We smoked the last one an hour ago
So I looked at the scenery
She read her magazine
And the moon rose over an open field

Cathy, I'm lost, I said though I knew she was sleeping
And I'm empty and aching and I don't know why
Counting the cars on the New Jersey Turnpike
They've all come to look for America
All come to look for America
All come to look for America

If you would like to bring back some fond memories, listen to “America” - and enjoy some great scenery. 

https://www.youtube.com/watch?v=3pWK9KASwFU

The inspiration for the song was a woman named Kathleen Chitty, who Paul Simon met when he toured England’s pubs and clubs in 1963. “America” describes a fictional tour that he took with her across America on a Greyhound bus. She was also the inspiration for “Kathy’s song”:


Most of us don’t give much thought to the Greyhound bus company, but it is an institution that has been around for a LONG time. The company was started by a Swedish immigrant named Carl Hickman, and the company’s first route was in Hibbing, Minnesota in 1914. The complete history of the company makes for interesting reading, and can be found at the link below. Part of that history, naturally, includes the company’s involvement in the “freedom riders” of 1961.




Due to its longevity, the company has been involved in numerous “incidents and accidents” over the years, and it has also has a prominent place in 10 movies and 19 songs.

Declining ridership, and competition from cheap airfares, forced the company into bankruptcy twice in the 1990’s. In 2007, it was acquired by the Scottish transport group FirstGroup.

In recent years, the company has benefited from a wave of immigrants from south and central America. Ironically, the crisis in central America was caused by our own government.

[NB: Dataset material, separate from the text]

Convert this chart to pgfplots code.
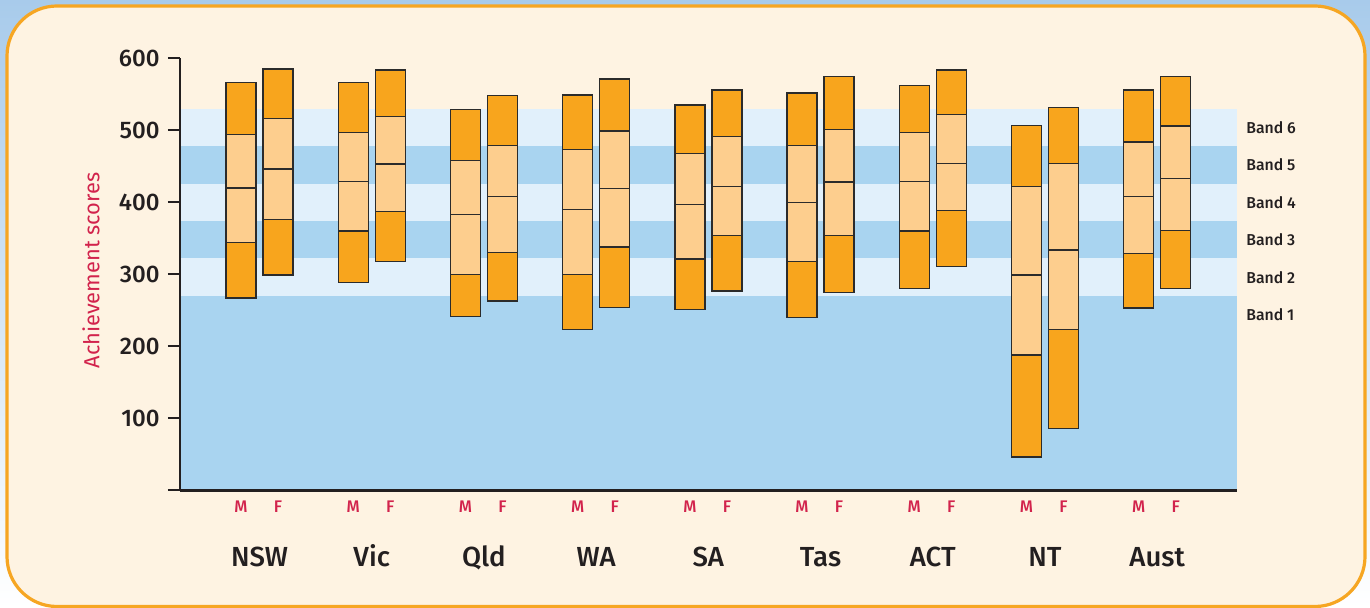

During the Eisenhower and Kennedy years, our government supported more than 40 coups in that area in order to defeat communist rulers, and the government was also heavily influenced by “the banana man”.


Today, more than 5000 refugees a day arrive from the violent countries of Guatemala, Honduras, and El Salvador. Once they arrive here, they quickly are dispersed from our border towns to other cities in America. In the vast majority of cases, their transportation is on a Greyhound bus.

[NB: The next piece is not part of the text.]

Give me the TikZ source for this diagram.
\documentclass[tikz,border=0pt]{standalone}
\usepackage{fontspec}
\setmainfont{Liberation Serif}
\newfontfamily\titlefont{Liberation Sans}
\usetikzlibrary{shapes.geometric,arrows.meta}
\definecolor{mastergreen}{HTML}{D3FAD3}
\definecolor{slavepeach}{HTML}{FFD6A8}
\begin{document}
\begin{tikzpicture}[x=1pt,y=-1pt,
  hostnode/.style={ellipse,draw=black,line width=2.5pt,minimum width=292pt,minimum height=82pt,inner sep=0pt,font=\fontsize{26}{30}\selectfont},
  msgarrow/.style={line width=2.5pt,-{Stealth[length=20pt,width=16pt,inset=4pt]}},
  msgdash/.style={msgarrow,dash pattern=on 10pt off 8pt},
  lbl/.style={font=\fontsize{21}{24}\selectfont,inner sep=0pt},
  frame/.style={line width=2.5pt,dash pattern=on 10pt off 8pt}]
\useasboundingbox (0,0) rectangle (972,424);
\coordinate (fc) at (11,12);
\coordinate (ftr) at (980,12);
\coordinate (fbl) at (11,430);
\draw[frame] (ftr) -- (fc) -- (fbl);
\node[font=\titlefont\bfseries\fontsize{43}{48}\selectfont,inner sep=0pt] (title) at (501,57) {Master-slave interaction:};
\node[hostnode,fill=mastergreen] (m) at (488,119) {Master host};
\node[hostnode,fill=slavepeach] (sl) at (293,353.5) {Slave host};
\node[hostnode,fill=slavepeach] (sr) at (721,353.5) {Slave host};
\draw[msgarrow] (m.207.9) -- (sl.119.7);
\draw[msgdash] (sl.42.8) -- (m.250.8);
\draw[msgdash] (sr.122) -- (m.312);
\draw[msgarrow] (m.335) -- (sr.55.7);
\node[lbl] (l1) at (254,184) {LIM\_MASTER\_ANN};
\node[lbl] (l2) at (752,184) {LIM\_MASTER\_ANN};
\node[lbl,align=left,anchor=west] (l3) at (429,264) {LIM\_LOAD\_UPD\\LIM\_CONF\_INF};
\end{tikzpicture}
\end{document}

Our country has long had a tortured view of immigrants, starting with the Chinese Exclusion Act of 1882, which was followed by the Immigration Act of 1924, and the Japanese internment camps of 1942-1945. “Operation Wetback” was set into motion in 1957. Today, we have the “Muslim ban” of 2017.

The refuges from Central America are the latest group who fit into the group mentioned on the plague attached to the Statue of Liberty:

Give me your tired, your poor,
Your huddled masses yearning to breathe free,
The wretched refuse of your teeming shore.
Send these, the homeless, tempest-tost to me,
I lift my lamp beside the golden door!"

We really need to be more accepting of the folks coming from “south of the border”. After all, they’ve all just come to look for America.